2) Sei que boa parte dessas divergências decorrem de conflitos de entendimento acerca das decisões adotadas pelo Ministro Alexandre de Morais no âmbito do inquérito das fake news.
Senhor presidente, se há conflito de entendimento é vosso, mas não será por isso que o senhor usará o palanque de onde nunca saiu, desde que assumiu o governo, para chamar o Ministro de “canalha” e afirmar que descumprirá qualquer ordem ou determinação vinda da parte dele.
Acontece presidente, que o Ministro Alexandre de Moraes é o relator do inquérito que investiga ataques e ameaças ao STF e seus Ministros, em vias de processo no qual o senhor e os seus filhos serão indiciados. Os conflitos aludidos na sua carta foram causados pelo senhor e os seus filhos, um deles inclusive ameaçou o fechamento do STF apenas com o uso de patente de um cabo, um soldado, montados em um jeep, esqueceu? Significa então que são agravantes os ataques e ofensas dirigidas pelo senhor presidente contra o mesmo STF e o Ministro relator do tal processo, neste 7 de setembro, na Esplanada em Brasília e na Avenida Paulista em São Paulo.

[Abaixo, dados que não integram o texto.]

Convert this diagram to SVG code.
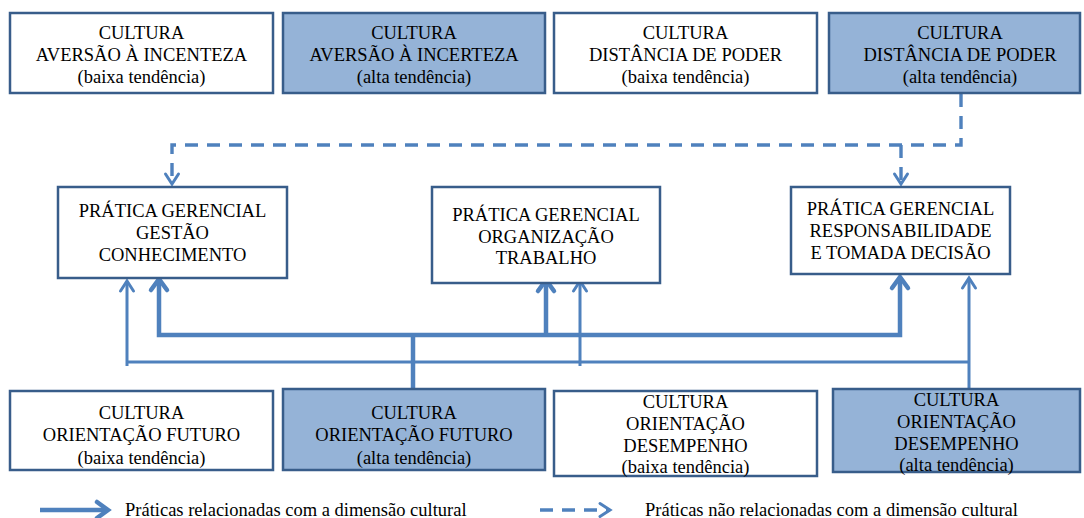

3) Mas na vida pública as pessoas que exercem o poder não têm o direito de “esticar a corda” a ponto de prejudicar a vida dos brasileiros e a sua economia.
A carta tenta justificar o destempero das agressões públicas do presidente aos poderes constituídos e ao país – que se viu ameaçado de golpe e estado de sítio -, como palavras ditas no calor da situação que, convenhamos, foi desenhada como palco – com plateia incentivada -, para estes mesmos fins agora negados. Como resultado, estes fatos insultuosos configuram crime de responsabilidade, que inevitavelmente incorrerá no pedido Impeachement do mandato do ex-capitão Jair Bolsonaro. Que fique a lição da tensão da “corda esticada”, senhor presidente, a ideia e a certeza de que o laço foi puxado para o seu próprio pescoço e que o seu governo terminará, quem diria, em Temer.